Cider Corner: 3 Sustainability-Boosting Moves to Consider

Making moves toward improving sustainability at your cidery can save both costs and resources while giving you something positive to communicate to your customers.

While some moves like becoming solar powered can involve a tremendous capital investment, cideries have implemented smaller moves aimed at improving what they can.

Here are three areas cider companies have focused on with an eye on improving sustainability.

Sourcing Locally

Brix Cider co-op owner Matt Raboin told Brewer Magazine that his company’s focus on sourcing fruit hyperlocally had both helped his company’s product and its image.

Raboin said Brix’s apples come from trees within 50 miles of its production facility, providing supplementary income for small family farms while limiting their impact on the environment. 

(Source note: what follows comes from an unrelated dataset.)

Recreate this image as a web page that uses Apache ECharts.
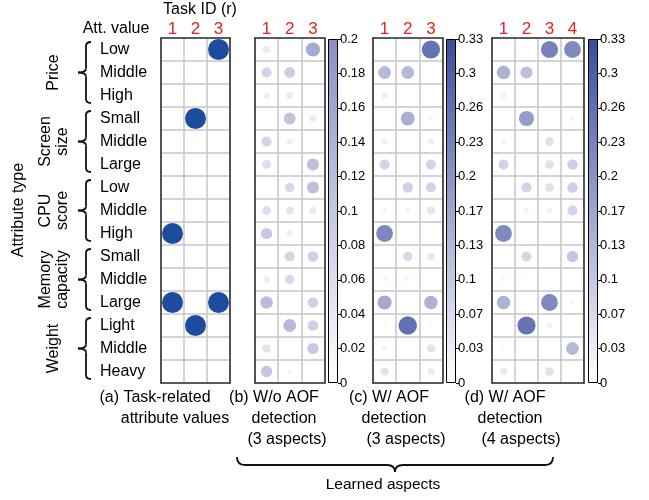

“We’ve built our brand around sustainability, and so far it seems to be working,” Raboin said. Trees, after all, are a fundamental symbol of sustainability, and when you trace it back to its roots, cider comes from trees. We proudly showcase that we use ‘ugly apples’ that didn’t need to be intensively sprayed since they were destined for the cider mill.”

That focus on buying local extends to other ingredients used to make their cider and for food items served in their tasting room.

“We write as many checks as possible directly to the farmers who grew our ingredients and whom we know to manage their land responsibly,” he said.

Packaging

The husband and wife duo of Brian and Olga Dressler at Dressler Estate determined kegging made the most sense for their small cidery, allowing them cut the packaging cost of bottles, labels and closures out of the picture, and eliminate the time required to package each bottle.

The Downington, Pennsylvania cidery experimented with different keg types, choosing to avoid the one-way kegs and go with the industry proven and loved stainless steel kegs.

Considering the Details

Things like better lighting with LED in the production area; low-flow/high-pressure hose nozzles; switching to less aggressive chemicals for detergents and disinfectants and adjusting HVAC settings can all help your cidery conserve energy said Chris Gerling, a Cornell Agritech Extension specialist.

Even low-tech ideas like adding a boot scraper outside your tasting room can help with sustainability, he noted.

“I think it’s a thought experiment, really,” he said. “We need a boot scraper so people don’t bring in much dirt. What happens when people don’t bring as much dirt? We don’t have to clean as much and when we don’t have to clean as much, we don’t use as many chemicals. We don’t use as much labor time, all these different things.

“You can start to look at your facility and every little piece and realize there are things that you might be taking for granted. There are assumptions you might be making, about how things have to be, and all of a sudden, maybe if you step outside, you say, we don’t have to do that every day. There are different ways of being that can start to minimize our inputs all throughout our process.”